The Kindness of Strangers

I'd go a long way to see Susannah York in a new play: even to Croydon on a bank holiday weekend. But not even York's magnetic presence can turn Sara Mason's play into a satisfying experience. With a title taken from Tennessee Williams and echoes of Pinter and Beckett, it feels more like a series of exercises for actors than a response to life.

The first act consists of an elderly European woman, Elaine, endlessly asking why she has been brought to a house in Primrose Hill. Is she a hostage? Is the place a hospital or an asylum? Although her hosts - the pregnant Hilary and her black husband Pieter - know the answer, they refuse to reveal the truth. The cryptic dialogue and air of mystery inevitably evokes Pinter; but, if in his plays information is witheld, it is usually because the characters don't have the answer. Here, one simple word from Hilary or Pieter would puncture all the persiflage.

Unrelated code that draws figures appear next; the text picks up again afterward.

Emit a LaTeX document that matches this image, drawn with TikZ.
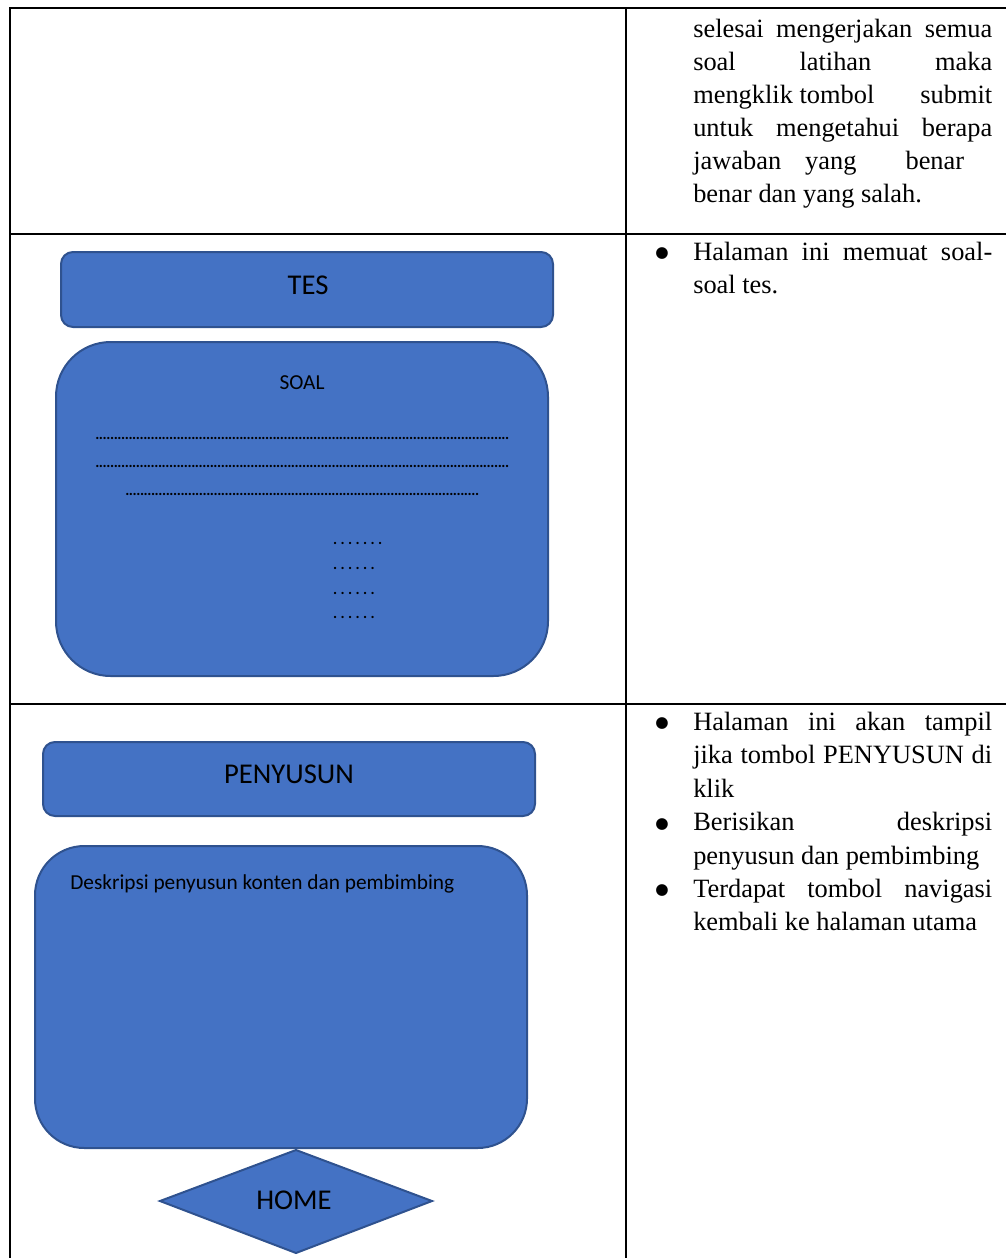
\documentclass[tikz,border=0pt]{standalone}
\usepackage{fontspec}
\setmainfont{Liberation Serif}
\setsansfont{Carlito}
\newfontfamily\symfont{DejaVu Sans}
\definecolor{boxblue}{HTML}{4472C4}
\definecolor{boxedge}{HTML}{2F528F}
% a row of periods set as leaders: total width, pitch
\newcommand{\periodrow}[2]{\hbox to #1{\xleaders\hbox to #2{\hss.\hss}\hfill}}
\newcommand{\jline}[1]{\makebox[224.25pt][s]{#1}}
\begin{document}
\begin{tikzpicture}[x=0.75pt,y=-0.75pt,
  rule/.style={line width=1.5pt},
  panel/.style={fill=boxblue, draw=boxedge, line width=1.5pt},
  rt/.style={font=\rmfamily\fontsize{19.8}{24}\selectfont, anchor=base west, inner sep=0pt},
  bul/.style={font=\symfont\fontsize{11.5}{14}\selectfont, anchor=center, inner sep=0pt},
  bigsans/.style={font=\sffamily\fontsize{21.5}{24}\selectfont, inner sep=0pt},
  smallsans/.style={font=\sffamily\fontsize{16}{19}\selectfont, inner sep=0pt},
  dots/.style={font=\sffamily\bfseries\fontsize{11.5}{12}\selectfont, anchor=base west, inner sep=0pt}
]
\useasboundingbox (0,0) rectangle (1006,1258);

% table rules
\draw[rule] (10,1258) -- (10,8) -- (1006,8);
\draw[rule] (626,8) -- (626,1258);
\draw[rule] (10,234) -- (1006,234);
\draw[rule] (10,704) -- (1006,704);

% ---- row 1: description text
\node[rt] (r1a) at (693,37) {\jline{selesai mengerjakan semua}};
\node[rt] (r1b) at (693,70) {\jline{soal latihan maka}};
\node[rt] (r1c) at (693,103) {\makebox[224.25pt][l]{mengklik tombol\hfill submit}};
\node[rt] (r1d) at (693,136) {\jline{untuk mengetahui berapa}};
\node[rt] (r1e) at (693,169) {jawaban\hspace{18pt}yang\hspace{36.75pt}benar};
\node[rt] (r1f) at (693,202) {benar dan yang salah.};

% ---- row 2: TES page
\draw[panel, rounded corners=9pt] (61,252) rectangle (553,327);
\node[bigsans] (tes) at (308,285) {TES};
\draw[panel, rounded corners=41pt] (56,342) rectangle (548,676);
\node[smallsans] (soal) at (302,383) {SOAL};
\node[dots] (d1) at (95.2,439) {\periodrow{310.3pt}{2.75pt}};
\node[dots] (d2) at (95.2,467) {\periodrow{310.3pt}{2.75pt}};
\node[dots] (d3) at (125.2,495) {\periodrow{265.2pt}{2.75pt}};
\node[dots] (d4) at (331.2,544) {\periodrow{39.4pt}{5.625pt}};
\node[dots] (d5) at (331.2,569) {\periodrow{33.75pt}{5.625pt}};
\node[dots] (d6) at (331.2,594) {\periodrow{33.75pt}{5.625pt}};
\node[dots] (d7) at (331.2,618) {\periodrow{33.75pt}{5.625pt}};

\node[bul] (b2a) at (662,254) {●};
\node[rt] (r2a) at (693,260.5) {\jline{Halaman ini memuat soal-}};
\node[rt] (r2b) at (693,293.9) {soal tes.};

% ---- row 3: PENYUSUN page
\draw[panel, rounded corners=9pt] (43,742) rectangle (535,816);
\node[bigsans] (peny) at (289,774) {PENYUSUN};
\draw[panel, rounded corners=37pt] (35,846) rectangle (527,1148);
\node[smallsans, anchor=west] (desc) at (70,884) {Deskripsi penyusun konten dan pembimbing};
\draw[panel] (296,1150) -- (432,1201) -- (296,1253) -- (160,1201) -- cycle;
\node[bigsans] (home) at (294,1200) {HOME};

\node[bul] (b3a) at (662,724) {●};
\node[rt] (r3a) at (693,730.5) {\jline{Halaman ini akan tampil}};
\node[rt] (r3b) at (693,763.9) {\jline{jika tombol PENYUSUN di}};
\node[rt] (r3c) at (693,797.3) {klik};
\node[bul] (b3b) at (662,824.2) {●};
\node[rt] (r3d) at (693,830.7) {\jline{Berisikan deskripsi}};
\node[rt] (r3e) at (693,864.1) {penyusun dan pembimbing};
\node[bul] (b3c) at (662,891) {●};
\node[rt] (r3f) at (693,897.5) {\jline{Terdapat tombol navigasi}};
\node[rt] (r3g) at (693,930.9) {kembali ke halaman utama};
\end{tikzpicture}
\end{document}
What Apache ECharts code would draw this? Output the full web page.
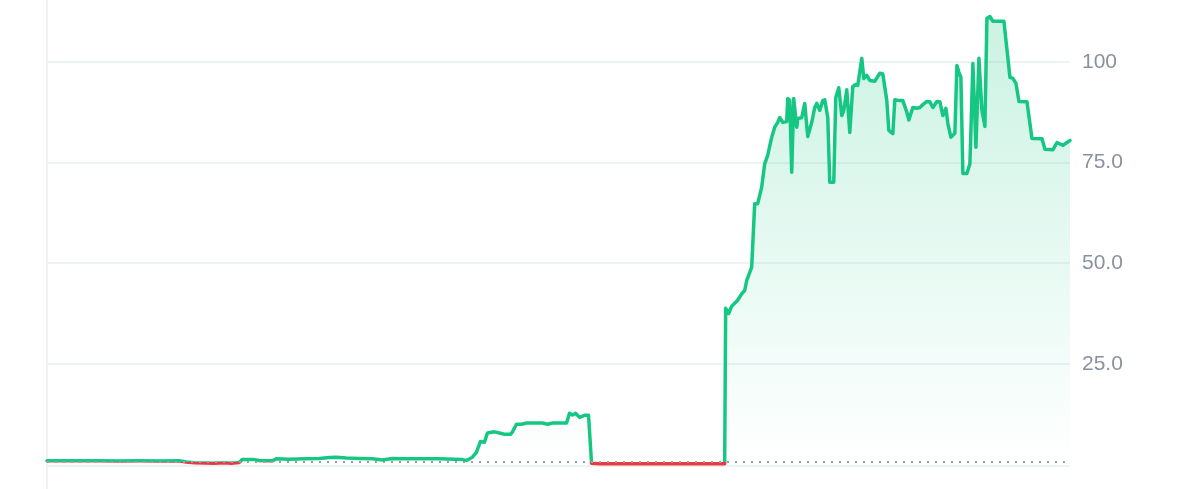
<!DOCTYPE html>
<html>
<head>
<meta charset="utf-8">
<script src="https://cdn.jsdelivr.net/npm/echarts@6/dist/echarts.min.js"></script>
<style>html,body{margin:0;padding:0;background:#fff}#c{width:1200px;height:489px}</style>
</head>
<body>
<div id="c"></div>
<script>
const days = [0,6,16,26,36,46,56,66,69.5,73.5,78.5,83.5,88.5,92,96,97.5,103.5,106,110,112.5,114.5,121,128.5,136,141,144.5,149.5,156,162.5,167.5,172.5,178.5,186,196,203.5,207.5,209.5,212.5,214.5,216.5,218.5,220,223.5,226,228.5,231.5,232.5,234.5,237,239.5,247.5,250,252.5,259.5,261,262.5,264,266,268.5,270.5,272,276,286,306,326,338.5,
339,340.5,342,345,347,348.5,349.5,352,353.5,355,357,358.5,360,362,363.5,365,366,367.5,369.5,370,371,372,373,374.5,375,377,378.5,380,382,383.5,384.5,386,387.5,388.5,390,391,393,394,395.5,397,398,399.5,401,402.5,404,405,407,408,409.5,411,413.5,416,417.5,419.5,420.5,422.5,423.5,426,427.5,429.5,430.5,432.5,434.5,436,437.5,439.5,441,442.5,444.5,446,447.5,449,450,451.5,453.5,454.5,455.5,456.5,457.5,459.5,461,462.5,464,465.5,467,468.5,469.5,471,472.5,475,478,481,482.5,484,485.5,489.5,492,497,498.5,502.5,504.5,507.5,511];
const prices = [0.9,0.9,0.92,0.9,0.88,0.9,0.88,0.9,0.6,0.4,0.35,0.3,0.45,0.3,0.5,1.2,1.2,1.0,0.9,0.9,1.4,1.3,1.4,1.5,1.7,1.8,1.6,1.5,1.4,1.1,1.5,1.4,1.4,1.4,1.3,1.2,1.0,1.8,3.0,5.7,5.5,7.8,8.1,7.8,7.5,7.5,8.1,10.0,10.0,10.3,10.3,10.0,10.3,10.3,12.7,12.3,12.7,11.7,12.2,12.2,0.3,0.2,0.2,0.2,0.2,0.2,
38.8,37.5,39.3,40.8,42.4,43.2,45.7,49.0,64.8,64.8,68.9,74.7,76.8,81.3,83.8,85,86.2,85.0,85.2,90.9,90.5,72.6,90.9,83.8,85.9,86.2,89.7,81.5,85,88.7,89.7,88,90.4,90.6,86.2,70.1,70.1,91.2,93.6,86.7,88,93.1,82.5,93.9,94.4,94.2,100.9,95.9,96.7,95.4,95.2,97.2,97,90.4,83,82.2,90.6,90.4,90.4,87.5,85.6,88.7,88.5,88.7,89.4,90.2,90.1,88.7,90.2,90.1,86.7,88.5,84.7,81.3,82.3,99.1,97.5,96.2,72.3,72.3,74.7,99.6,78.8,100.9,88,84,110.8,111.3,110.1,110.1,110.1,96.2,95.9,94.7,90.2,90.1,81,80.9,78.3,78.2,80,79.3,80.5];
const baseline = 0.7;
const tickValues = [-0.3, 25, 50, 75, 100];
const labelValues = [25, 50, 75, 100];

const GREEN = '#16c784', RED = '#ea3943';
const seriesData = days.map((d, i) => [d, prices[i]]);

const chart = echarts.init(document.getElementById('c'), null, {renderer: 'canvas'});
chart.setOption({
  animation: false,
  backgroundColor: '#fff',
  grid: {left: 47, right: 130, top: 0, bottom: 0, containLabel: false},
  xAxis: {type: 'value', min: 0, max: 511, show: false},
  yAxis: [{
    type: 'value', position: 'right', min: -6.1, max: 115.4,
    axisLine: {show: true, lineStyle: {color: '#eff2f5', width: 2}},
    axisTick: {show: false, customValues: tickValues},
    axisLabel: {
      customValues: labelValues, margin: 12, color: '#8a919e', fontSize: 21,
      fontFamily: 'Liberation Sans, Arial, sans-serif',
      formatter: v => v >= 100 ? String(v) : v.toFixed(1)
    },
    splitLine: {show: true, lineStyle: {color: '#eff2f5', width: 2}}
  }, {
    type: 'value', position: 'left', min: -6.1, max: 115.4,
    axisLine: {show: true, lineStyle: {color: '#eff2f5', width: 2}},
    axisTick: {show: false}, axisLabel: {show: false}, splitLine: {show: false}
  }],
  visualMap: {
    show: false, type: 'piecewise', dimension: 1, seriesIndex: 0,
    pieces: [{min: -10, max: baseline, color: RED}, {min: baseline, max: 200, color: GREEN}]
  },
  series: [{
    type: 'line', data: seriesData, yAxisIndex: 0, showSymbol: false, symbol: 'none',
    lineStyle: {width: 3.5, join: 'round', cap: 'round'},
    areaStyle: {
      color: new echarts.graphic.LinearGradient(0, 0, 0, 1, [
        {offset: 0, color: 'rgba(22,199,132,0.32)'},
        {offset: 1, color: 'rgba(22,199,132,0.0)'}
      ])
    },
    markLine: {
      silent: true, symbol: 'none', label: {show: false},
      lineStyle: {color: '#9aa1ab', type: [2, 6], width: 2},
      data: [{yAxis: baseline}]
    },
    z: 3
  }]
});
</script>
</body>
</html>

The explanation comes at the start of the second half, which largely consists of the fugitive Elaine wandering around Regent's Park in a mink coat uttering stream-of-consciousness soliloquies. By then, however, one's patience, like the subject, has been exhausted.

Although Mason toys with large themes, such as exile, loneliness and even the concentration camps, she offers no illumination of them. It is always fair to ask of any play: what is it about? You could say that Mason's is about a permanent European-Jewish sense of suffering and persecution. But it mainly seems to be a machine for creating pointless suspense.

York, under Ted Craig's direction, is riveting as Elaine. She implies both faded-European gentility and a sexual friskiness that she memorably turns upon her male captor. But there is not enough hard information in the text to enable her to create a wholly plausible character. And, although Sara Mason herself and Charles Abomeli are perfectly good as Elaine's guardians, they are also stymied by a play that seems to be taking place not in the real world but in some hermetic whispering gallery called Theatreland.